Kuchen essend vor dem Everest (ganz rechts).

Solange bleiben wir nicht und steigen gleich für weitere drei Tage in das Bergdorf Salleri ab. Von hier aus sollen regelmäßig Jeeps in 16 Stunden nach Kathmandu fahren. Leider nicht als wir eintreffen. Aufgrund mehrtägiger nepalesischer Feiertage liegt auch in Salleri der Verkehr lahm – bis auf eine Handvoll massiv überteuerter Jeeps. Wir überlegen nach Jiri, zum Ausgangspunkt unseres Himalayatreks, zurückzulaufen. Doch mein lädierter Fuß, durch das Laufen in Sandalen nach der Operation arg gestaucht, nimmt uns die Entscheidung ab. Daniel dagegen hat seine letzten Reserven verloren und muss den sprichwörtlichen Gürtel so eng schnallen, dass ihm nach ein paar Kilometern die Beine einschlafen.

Wir zahlen den 9-Mann Jeep, in dem neben uns noch 17 Einheimische „Platz“ finden, und rumpeln insgesamt 36 Stunden über felsige Wege, Schlammgruben und durch reißende Flüsse. Drei Mädels übergeben sich in regelmäßigen Abständen bei voller Fahrt (10 km/h) aus dem Wagenfenster. Wir erleben zwei Reifenplatzer, die Suche nach dem Wagenheber und checken schließlich über Nacht in einem Minus-6-Sterne-Hotel ein. Am nächsten Morgen bricht die Vorderachse …
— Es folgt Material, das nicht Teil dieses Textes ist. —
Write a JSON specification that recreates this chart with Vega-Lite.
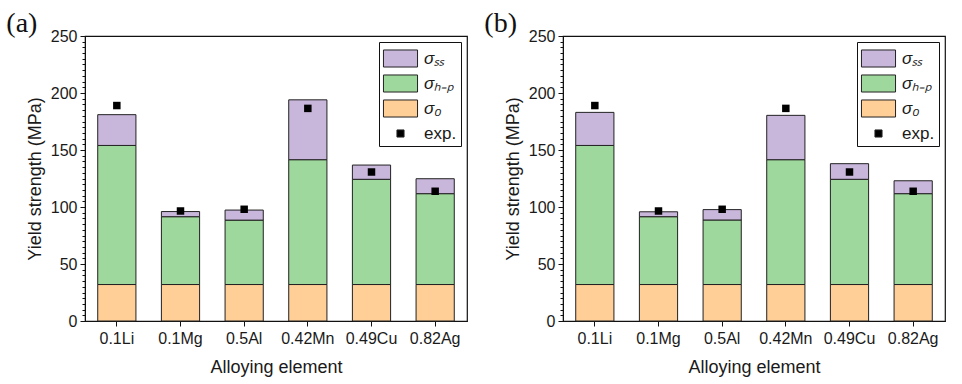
{
  "$schema": "https://vega.github.io/schema/vega-lite/v6.json",
  "padding": {"left": 5, "top": 9, "right": 5, "bottom": 5},
  "background": "white",
  "datasets": {
    "bars": [
      {"panel": "a", "alloy": "0.1Li", "comp": "σ0", "value": 32},
      {"panel": "a", "alloy": "0.1Li", "comp": "σH-P", "value": 122},
      {"panel": "a", "alloy": "0.1Li", "comp": "σss", "value": 27},
      {"panel": "a", "alloy": "0.1Mg", "comp": "σ0", "value": 32},
      {"panel": "a", "alloy": "0.1Mg", "comp": "σH-P", "value": 59.5},
      {"panel": "a", "alloy": "0.1Mg", "comp": "σss", "value": 4.5},
      {"panel": "a", "alloy": "0.5Al", "comp": "σ0", "value": 32},
      {"panel": "a", "alloy": "0.5Al", "comp": "σH-P", "value": 56.5},
      {"panel": "a", "alloy": "0.5Al", "comp": "σss", "value": 8.8},
      {"panel": "a", "alloy": "0.42Mn", "comp": "σ0", "value": 32},
      {"panel": "a", "alloy": "0.42Mn", "comp": "σH-P", "value": 109.5},
      {"panel": "a", "alloy": "0.42Mn", "comp": "σss", "value": 52.5},
      {"panel": "a", "alloy": "0.49Cu", "comp": "σ0", "value": 32},
      {"panel": "a", "alloy": "0.49Cu", "comp": "σH-P", "value": 92.3},
      {"panel": "a", "alloy": "0.49Cu", "comp": "σss", "value": 12.5},
      {"panel": "a", "alloy": "0.82Ag", "comp": "σ0", "value": 32},
      {"panel": "a", "alloy": "0.82Ag", "comp": "σH-P", "value": 79.7},
      {"panel": "a", "alloy": "0.82Ag", "comp": "σss", "value": 13.1},
      {"panel": "b", "alloy": "0.1Li", "comp": "σ0", "value": 32},
      {"panel": "b", "alloy": "0.1Li", "comp": "σH-P", "value": 122},
      {"panel": "b", "alloy": "0.1Li", "comp": "σss", "value": 29},
      {"panel": "b", "alloy": "0.1Mg", "comp": "σ0", "value": 32},
      {"panel": "b", "alloy": "0.1Mg", "comp": "σH-P", "value": 59.5},
      {"panel": "b", "alloy": "0.1Mg", "comp": "σss", "value": 4.3},
      {"panel": "b", "alloy": "0.5Al", "comp": "σ0", "value": 32},
      {"panel": "b", "alloy": "0.5Al", "comp": "σH-P", "value": 56.6},
      {"panel": "b", "alloy": "0.5Al", "comp": "σss", "value": 9.1},
      {"panel": "b", "alloy": "0.42Mn", "comp": "σ0", "value": 32},
      {"panel": "b", "alloy": "0.42Mn", "comp": "σH-P", "value": 109.5},
      {"panel": "b", "alloy": "0.42Mn", "comp": "σss", "value": 38.9},
      {"panel": "b", "alloy": "0.49Cu", "comp": "σ0", "value": 32},
      {"panel": "b", "alloy": "0.49Cu", "comp": "σH-P", "value": 92.3},
      {"panel": "b", "alloy": "0.49Cu", "comp": "σss", "value": 13.7},
      {"panel": "b", "alloy": "0.82Ag", "comp": "σ0", "value": 32},
      {"panel": "b", "alloy": "0.82Ag", "comp": "σH-P", "value": 79.7},
      {"panel": "b", "alloy": "0.82Ag", "comp": "σss", "value": 11.3}
    ],
    "exp": [
      {"panel": "a", "alloy": "0.1Li", "exp": 189},
      {"panel": "a", "alloy": "0.1Mg", "exp": 96.5},
      {"panel": "a", "alloy": "0.5Al", "exp": 98},
      {"panel": "a", "alloy": "0.42Mn", "exp": 186.5},
      {"panel": "a", "alloy": "0.49Cu", "exp": 130.7},
      {"panel": "a", "alloy": "0.82Ag", "exp": 113.8},
      {"panel": "b", "alloy": "0.1Li", "exp": 189},
      {"panel": "b", "alloy": "0.1Mg", "exp": 96.5},
      {"panel": "b", "alloy": "0.5Al", "exp": 98},
      {"panel": "b", "alloy": "0.42Mn", "exp": 186.5},
      {"panel": "b", "alloy": "0.49Cu", "exp": 130.7},
      {"panel": "b", "alloy": "0.82Ag", "exp": 113.8}
    ]
  },
  "config": {
    "font": "Liberation Sans",
    "view": {"stroke": "#111", "strokeWidth": 1.2},
    "axis": {
      "domainColor": "#111",
      "tickColor": "#111",
      "ticks": true,
      "tickWidth": 1,
      "labelColor": "#1a1a1a",
      "titleColor": "#1a1a1a",
      "labelFont": "Liberation Sans",
      "titleFont": "Liberation Sans",
      "labelFontSize": 16,
      "titleFontSize": 18,
      "titleFontWeight": "normal",
      "grid": false
    },
    "legend": {
      "orient": "top-right",
      "offset": 6,
      "padding": 4,
      "fillColor": "white",
      "strokeColor": "#111",
      "title": null,
      "symbolType": "M-1.42,-0.71H1.42V0.71H-1.42Z",
      "symbolSize": 576,
      "symbolOffset": 5,
      "symbolStrokeColor": "#222",
      "symbolStrokeWidth": 1,
      "symbolOpacity": 1,
      "labelFont": "Liberation Sans",
      "labelFontSize": 17,
      "labelColor": "#1a1a1a",
      "labelOffset": 11,
      "rowPadding": 1
    }
  },
  "hconcat": [
    {
      "title": {"text": "(a)", "anchor": "start", "frame": "bounds", "font": "Liberation Serif", "fontSize": 28, "fontWeight": "normal", "color": "#111", "dx": -20, "offset": -10},
      "width": 382,
      "height": 285,
      "resolve": {"axis": {"y": "independent"}},
      "layer": [
        {
          "data": {"name": "bars"},
          "transform": [{"filter": "datum.panel === 'a'"}],
          "mark": {"type": "bar", "stroke": "#222", "strokeWidth": 1},
          "encoding": {
            "x": {"field": "alloy", "type": "nominal", "sort": ["0.1Li", "0.1Mg", "0.5Al", "0.42Mn", "0.49Cu", "0.82Ag"],
              "scale": {"paddingInner": 0.4, "paddingOuter": 0.2},
              "axis": {"title": "Alloying element", "labelAngle": 0, "ticks": true, "tickSize": 5, "labelPadding": 4, "titlePadding": 12}},
            "y": {"field": "value", "type": "quantitative", "stack": "zero",
              "scale": {"domain": [0, 250], "nice": false},
              "axis": {"title": "Yield strength (MPa)", "orient": "left", "values": [0, 50, 100, 150, 200, 250], "ticks": true, "tickSize": 5, "labelPadding": 3, "titlePadding": 6}},
            "color": {"field": "comp", "type": "nominal",
              "scale": {"domain": ["σss", "σH-P", "σ0", "exp."], "range": ["#C9B6DB", "#9FD89C", "#FFCF97", "#000000"]},
              "legend": {
                "labelExpr": "datum.label === 'σss' ? 'σₛₛ' : datum.label === 'σH-P' ? 'σₕ₋ₚ' : datum.label === 'σ0' ? 'σ₀' : 'exp.'",
                "encode": {
                  "symbols": {"update": {
                    "shape": {"signal": "datum.value === 'exp.' ? 'square' : 'M-1.42,-0.71H1.42V0.71H-1.42Z'"},
                    "size": {"signal": "datum.value === 'exp.' ? 50 : 576"}
                  }},
                  "labels": {"update": {"fontStyle": {"signal": "datum.value === 'exp.' ? 'normal' : 'italic'"}}}
                }
              }},
            "order": {"field": "comp", "sort": "ascending"}
          }
        },
        {
          "data": {"name": "exp"},
          "transform": [{"filter": "datum.panel === 'a'"}],
          "mark": {"type": "square", "size": 56, "filled": true, "opacity": 1},
          "encoding": {
            "x": {"field": "alloy", "type": "nominal", "sort": ["0.1Li", "0.1Mg", "0.5Al", "0.42Mn", "0.49Cu", "0.82Ag"]},
            "y": {"field": "exp", "type": "quantitative",
              "axis": {"orient": "left", "title": null, "labels": false, "domain": false, "ticks": true, "tickSize": 3,
                "values": [0,5,10,15,20,25,30,35,40,45,55,60,65,70,75,80,85,90,95,105,110,115,120,125,130,135,140,145,155,160,165,170,175,180,185,190,195,205,210,215,220,225,230,235,240,245]}},
            "color": {"datum": "exp."}
          }
        }
      ]
    },
    {
      "title": {"text": "(b)", "anchor": "start", "frame": "bounds", "font": "Liberation Serif", "fontSize": 28, "fontWeight": "normal", "color": "#111", "dx": -20, "offset": -10},
      "width": 382,
      "height": 285,
      "resolve": {"axis": {"y": "independent"}},
      "layer": [
        {
          "data": {"name": "bars"},
          "transform": [{"filter": "datum.panel === 'b'"}],
          "mark": {"type": "bar", "stroke": "#222", "strokeWidth": 1},
          "encoding": {
            "x": {"field": "alloy", "type": "nominal", "sort": ["0.1Li", "0.1Mg", "0.5Al", "0.42Mn", "0.49Cu", "0.82Ag"],
              "scale": {"paddingInner": 0.4, "paddingOuter": 0.2},
              "axis": {"title": "Alloying element", "labelAngle": 0, "ticks": true, "tickSize": 5, "labelPadding": 4, "titlePadding": 12}},
            "y": {"field": "value", "type": "quantitative", "stack": "zero",
              "scale": {"domain": [0, 250], "nice": false},
              "axis": {"title": "Yield strength (MPa)", "orient": "left", "values": [0, 50, 100, 150, 200, 250], "ticks": true, "tickSize": 5, "labelPadding": 3, "titlePadding": 6}},
            "color": {"field": "comp", "type": "nominal",
              "scale": {"domain": ["σss", "σH-P", "σ0", "exp."], "range": ["#C9B6DB", "#9FD89C", "#FFCF97", "#000000"]},
              "legend": {
                "labelExpr": "datum.label === 'σss' ? 'σₛₛ' : datum.label === 'σH-P' ? 'σₕ₋ₚ' : datum.label === 'σ0' ? 'σ₀' : 'exp.'",
                "encode": {
                  "symbols": {"update": {
                    "shape": {"signal": "datum.value === 'exp.' ? 'square' : 'M-1.42,-0.71H1.42V0.71H-1.42Z'"},
                    "size": {"signal": "datum.value === 'exp.' ? 50 : 576"}
                  }},
                  "labels": {"update": {"fontStyle": {"signal": "datum.value === 'exp.' ? 'normal' : 'italic'"}}}
                }
              }},
            "order": {"field": "comp", "sort": "ascending"}
          }
        },
        {
          "data": {"name": "exp"},
          "transform": [{"filter": "datum.panel === 'b'"}],
          "mark": {"type": "square", "size": 56, "filled": true, "opacity": 1},
          "encoding": {
            "x": {"field": "alloy", "type": "nominal", "sort": ["0.1Li", "0.1Mg", "0.5Al", "0.42Mn", "0.49Cu", "0.82Ag"]},
            "y": {"field": "exp", "type": "quantitative",
              "axis": {"orient": "left", "title": null, "labels": false, "domain": false, "ticks": true, "tickSize": 3,
                "values": [0,5,10,15,20,25,30,35,40,45,55,60,65,70,75,80,85,90,95,105,110,115,120,125,130,135,140,145,155,160,165,170,175,180,185,190,195,205,210,215,220,225,230,235,240,245]}},
            "color": {"datum": "exp."}
          }
        }
      ]
    }
  ],
  "spacing": 15,
  "resolve": {"legend": {"color": "independent"}}
}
Endlich zurück in Kathmandu bedarf es zweimaligen Duschens (erst die grobe, dann die feine Reinigung), zwölf Stunden Schlafes und eines üppigen Abendbrotes mit Salat, Riesenpizza und Everest-Bier, bis wir uns wieder wie menschliche Wesen fühlen. Ich schreibe Postkarten und stelle fest, dass ich noch gar nicht erfassen kann, was wir in den vergangenen fünf Wochen alles erlebt und vor allem bewältigt haben. Der tägliche Marsch in der rauhen Natur, die Nähe zu den höchsten Bergen der Welt, das Schlafen und Essen in den Hütten nepalesischer Familien – intensiver kann Leben nicht sein.